— start Material provided —
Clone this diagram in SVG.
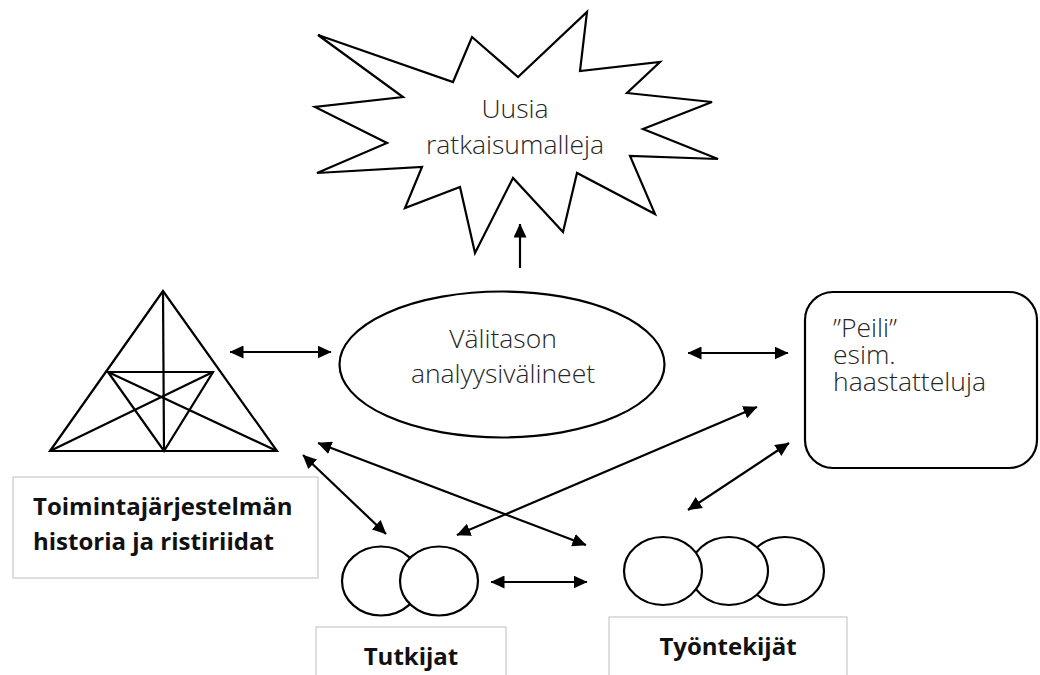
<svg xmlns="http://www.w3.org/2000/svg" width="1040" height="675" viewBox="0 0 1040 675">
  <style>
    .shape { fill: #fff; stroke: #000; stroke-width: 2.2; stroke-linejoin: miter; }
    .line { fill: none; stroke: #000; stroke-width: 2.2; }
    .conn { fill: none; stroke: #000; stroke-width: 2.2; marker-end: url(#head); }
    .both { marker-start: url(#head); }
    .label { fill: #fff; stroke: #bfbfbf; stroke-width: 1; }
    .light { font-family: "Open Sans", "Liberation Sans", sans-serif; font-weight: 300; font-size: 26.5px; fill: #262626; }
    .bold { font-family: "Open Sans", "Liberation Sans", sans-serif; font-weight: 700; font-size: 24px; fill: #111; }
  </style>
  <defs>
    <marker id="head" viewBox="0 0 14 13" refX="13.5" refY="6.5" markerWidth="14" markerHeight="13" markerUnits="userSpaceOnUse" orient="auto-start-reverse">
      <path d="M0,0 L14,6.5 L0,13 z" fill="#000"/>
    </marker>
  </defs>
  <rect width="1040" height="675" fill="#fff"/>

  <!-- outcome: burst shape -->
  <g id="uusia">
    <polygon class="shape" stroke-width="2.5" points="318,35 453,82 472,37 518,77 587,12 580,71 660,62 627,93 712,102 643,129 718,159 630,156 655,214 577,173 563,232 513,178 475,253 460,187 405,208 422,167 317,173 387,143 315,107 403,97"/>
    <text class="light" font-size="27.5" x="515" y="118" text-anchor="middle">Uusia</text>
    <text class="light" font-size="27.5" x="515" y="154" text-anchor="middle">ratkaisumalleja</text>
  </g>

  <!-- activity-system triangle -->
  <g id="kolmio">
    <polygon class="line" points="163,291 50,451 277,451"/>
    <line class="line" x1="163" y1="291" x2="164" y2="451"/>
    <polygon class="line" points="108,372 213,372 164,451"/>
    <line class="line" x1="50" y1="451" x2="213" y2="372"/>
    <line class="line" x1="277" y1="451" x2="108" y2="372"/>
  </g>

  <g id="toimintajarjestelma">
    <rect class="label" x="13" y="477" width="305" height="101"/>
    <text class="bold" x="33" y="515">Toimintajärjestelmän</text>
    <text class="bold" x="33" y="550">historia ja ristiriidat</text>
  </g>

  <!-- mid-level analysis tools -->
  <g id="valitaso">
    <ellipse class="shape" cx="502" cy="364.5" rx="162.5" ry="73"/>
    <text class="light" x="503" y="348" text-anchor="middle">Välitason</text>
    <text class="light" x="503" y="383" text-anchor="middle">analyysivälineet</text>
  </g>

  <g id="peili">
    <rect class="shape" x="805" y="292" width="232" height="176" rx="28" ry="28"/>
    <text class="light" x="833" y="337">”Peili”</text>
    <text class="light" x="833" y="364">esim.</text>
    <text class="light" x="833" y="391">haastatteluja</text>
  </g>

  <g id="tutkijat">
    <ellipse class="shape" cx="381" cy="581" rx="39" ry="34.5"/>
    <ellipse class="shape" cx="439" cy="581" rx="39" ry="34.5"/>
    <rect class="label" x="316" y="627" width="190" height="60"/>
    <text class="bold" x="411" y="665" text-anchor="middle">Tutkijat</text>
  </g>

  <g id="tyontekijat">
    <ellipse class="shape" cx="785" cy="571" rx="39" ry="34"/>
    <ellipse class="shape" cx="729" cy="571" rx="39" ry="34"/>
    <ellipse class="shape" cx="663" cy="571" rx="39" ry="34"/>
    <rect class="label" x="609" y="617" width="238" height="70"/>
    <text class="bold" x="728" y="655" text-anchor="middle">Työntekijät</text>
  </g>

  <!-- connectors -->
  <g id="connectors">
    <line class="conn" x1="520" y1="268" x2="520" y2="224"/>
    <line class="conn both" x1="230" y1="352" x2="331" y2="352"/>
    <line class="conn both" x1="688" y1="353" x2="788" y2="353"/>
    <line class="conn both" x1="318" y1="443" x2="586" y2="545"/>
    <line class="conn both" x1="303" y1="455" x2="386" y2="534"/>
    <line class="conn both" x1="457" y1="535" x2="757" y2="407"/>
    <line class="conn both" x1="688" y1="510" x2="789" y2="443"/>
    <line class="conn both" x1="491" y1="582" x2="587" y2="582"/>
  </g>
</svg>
— end Material provided —
__What you need to do__
Without the pictures, repeat the listing above exactly.

__Finished task__
Clone this diagram in SVG.
<svg xmlns="http://www.w3.org/2000/svg" width="1040" height="675" viewBox="0 0 1040 675">
  <style>
    .shape { fill: #fff; stroke: #000; stroke-width: 2.2; stroke-linejoin: miter; }
    .line { fill: none; stroke: #000; stroke-width: 2.2; }
    .conn { fill: none; stroke: #000; stroke-width: 2.2; marker-end: url(#head); }
    .both { marker-start: url(#head); }
    .label { fill: #fff; stroke: #bfbfbf; stroke-width: 1; }
    .light { font-family: "Open Sans", "Liberation Sans", sans-serif; font-weight: 300; font-size: 26.5px; fill: #262626; }
    .bold { font-family: "Open Sans", "Liberation Sans", sans-serif; font-weight: 700; font-size: 24px; fill: #111; }
  </style>
  <defs>
    <marker id="head" viewBox="0 0 14 13" refX="13.5" refY="6.5" markerWidth="14" markerHeight="13" markerUnits="userSpaceOnUse" orient="auto-start-reverse">
      <path d="M0,0 L14,6.5 L0,13 z" fill="#000"/>
    </marker>
  </defs>
  <rect width="1040" height="675" fill="#fff"/>

  <!-- outcome: burst shape -->
  <g id="uusia">
    <polygon class="shape" stroke-width="2.5" points="318,35 453,82 472,37 518,77 587,12 580,71 660,62 627,93 712,102 643,129 718,159 630,156 655,214 577,173 563,232 513,178 475,253 460,187 405,208 422,167 317,173 387,143 315,107 403,97"/>
    <text class="light" font-size="27.5" x="515" y="118" text-anchor="middle">Uusia</text>
    <text class="light" font-size="27.5" x="515" y="154" text-anchor="middle">ratkaisumalleja</text>
  </g>

  <!-- activity-system triangle -->
  <g id="kolmio">
    <polygon class="line" points="163,291 50,451 277,451"/>
    <line class="line" x1="163" y1="291" x2="164" y2="451"/>
    <polygon class="line" points="108,372 213,372 164,451"/>
    <line class="line" x1="50" y1="451" x2="213" y2="372"/>
    <line class="line" x1="277" y1="451" x2="108" y2="372"/>
  </g>

  <g id="toimintajarjestelma">
    <rect class="label" x="13" y="477" width="305" height="101"/>
    <text class="bold" x="33" y="515">Toimintajärjestelmän</text>
    <text class="bold" x="33" y="550">historia ja ristiriidat</text>
  </g>

  <!-- mid-level analysis tools -->
  <g id="valitaso">
    <ellipse class="shape" cx="502" cy="364.5" rx="162.5" ry="73"/>
    <text class="light" x="503" y="348" text-anchor="middle">Välitason</text>
    <text class="light" x="503" y="383" text-anchor="middle">analyysivälineet</text>
  </g>

  <g id="peili">
    <rect class="shape" x="805" y="292" width="232" height="176" rx="28" ry="28"/>
    <text class="light" x="833" y="337">”Peili”</text>
    <text class="light" x="833" y="364">esim.</text>
    <text class="light" x="833" y="391">haastatteluja</text>
  </g>

  <g id="tutkijat">
    <ellipse class="shape" cx="381" cy="581" rx="39" ry="34.5"/>
    <ellipse class="shape" cx="439" cy="581" rx="39" ry="34.5"/>
    <rect class="label" x="316" y="627" width="190" height="60"/>
    <text class="bold" x="411" y="665" text-anchor="middle">Tutkijat</text>
  </g>

  <g id="tyontekijat">
    <ellipse class="shape" cx="785" cy="571" rx="39" ry="34"/>
    <ellipse class="shape" cx="729" cy="571" rx="39" ry="34"/>
    <ellipse class="shape" cx="663" cy="571" rx="39" ry="34"/>
    <rect class="label" x="609" y="617" width="238" height="70"/>
    <text class="bold" x="728" y="655" text-anchor="middle">Työntekijät</text>
  </g>

  <!-- connectors -->
  <g id="connectors">
    <line class="conn" x1="520" y1="268" x2="520" y2="224"/>
    <line class="conn both" x1="230" y1="352" x2="331" y2="352"/>
    <line class="conn both" x1="688" y1="353" x2="788" y2="353"/>
    <line class="conn both" x1="318" y1="443" x2="586" y2="545"/>
    <line class="conn both" x1="303" y1="455" x2="386" y2="534"/>
    <line class="conn both" x1="457" y1="535" x2="757" y2="407"/>
    <line class="conn both" x1="688" y1="510" x2="789" y2="443"/>
    <line class="conn both" x1="491" y1="582" x2="587" y2="582"/>
  </g>
</svg>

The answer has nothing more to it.